‘The Unorthodox’ will make you believe

Eliran Malka’s The Unorthodox is a dramatic underdog story, filled with comic moments, about the founding of the Shas Party in Jerusalem in the early 1980s.

A scene from the movie ‘The Unorthodox’ (photo credit: YARON SHERF)
A scene from the movie ‘The Unorthodox’
(photo credit: YARON SHERF)
Eliran Malka’s The Unorthodox is a dramatic underdog story, filled with comic moments, about the founding of the Shas Party in Jerusalem in the early 1980s, a kind of “Mr. Cohen Goes to the Knesset.” But although it may start out like one of those feel-good stories of a little guy beating the odds, it turns into a tragedy, not one littered with bodies, but one where people’s souls are stolen or sold.
It’s this mournful aspect that elevates the film into something more than just a quirky tale torn from fairly recent headlines. But what might have been a preachy history lesson, in Malka’s assured hands, becomes a lively and suspenseful film.
Shuli Rand, an actor whose life could be the subject of another movie – born Orthodox, he became a secular actor, then embraced ultra-Orthodoxy and now appears only in rare films that are in line with his values – commands the screen as Yaakov Cohen, a Jerusalem widower who runs a print shop. Cohen, who narrates the movie, explains how he founded Shas (usually known in English as Sephardi Torah Guardians) to represent the interests of religious Mizrahi Jews (Sephardim), out of frustration with Ashkenazi religious control over public life.
The movie opens with what, for Cohen, is the last straw: his daughter is kicked out of the religious high school where she studies. A parade of officious Ashkenazi women tell him it’s just because she didn’t fit in. Rand and the script make clear that this is just the most recent injustice in a lifetime of similar slights, and he decides to form a political party to run for the 1983 municipal election.
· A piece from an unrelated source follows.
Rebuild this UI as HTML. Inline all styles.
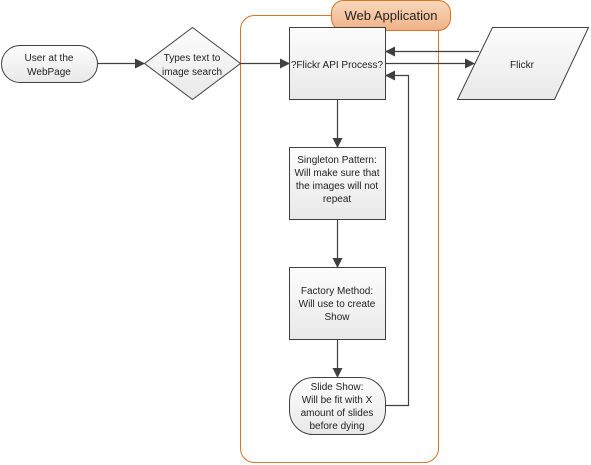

He finds allies in his rabbi (an actor, ironically, named Yaacov Cohen, who was so good in last year’s Scaffolding) and an oddball sidekick, Yigal, played with great comic timing by Yoav Levi.
These three can barely agree on any kind of plan but are united by their frustration with the status quo. Those around them conspire to quench the fire of their passion for politics. Some smooth operators on the Mizrahi side, who have been making the system work for them and their families, discourage them. Others tell them they must make peace with the Ashkenazi establishment, which leads to a priceless comic scene where they meet a doddering rabbi who can barely utter a word, but whose every expression and gesture is interpreted with absolute clarity by his handler.
Ultimately, Cohen decides that the Mizrahim need their own party, in spite of all the advice and some very real threats. Of course, we all know how it turned out, and that Shas went on from its success in Jerusalem to become a major national party, seemingly overnight. But this isn’t really the story of Shas, rather of a man who dreamed of justice but whose efforts were hijacked by his colleagues, who turned Shas into just another corrupt political party.
Rand’s performance is filled with outrage and energy, and these two qualities infuse the entire movie. There are well-edited montages and music that put Cohen’s activities in the context of the time. The culture clashes between the Mizrahim and the Ashkenazim mirror the conflict between religious and secular culture in 1980s Jerusalem, exemplified by an extremely funny scene that involves the Bee Gees’ “How Deep Is Your Love.”
Based on questions I got from Americans and Europeans attending the recently concluded Jerusalem Film Festival, where The Unorthodox was the opening-night film, it seems that some of this quintessentially Israeli story is a bit mystifying to people who have no idea what the Shas Party stands for (foreign audiences won’t understand the importance of the late Ovadia Yosef, Shas’s spiritual leader, for example), or haven’t heard of its history of corruption scandals. But even viewers who didn’t get the nuances were charmed by Rand’s Cohen and his rebel comrades.
Malka, who created the popular television series Shababnikim, about mischievous yeshiva students, has made an extraordinarily accomplished and ambitious debut film.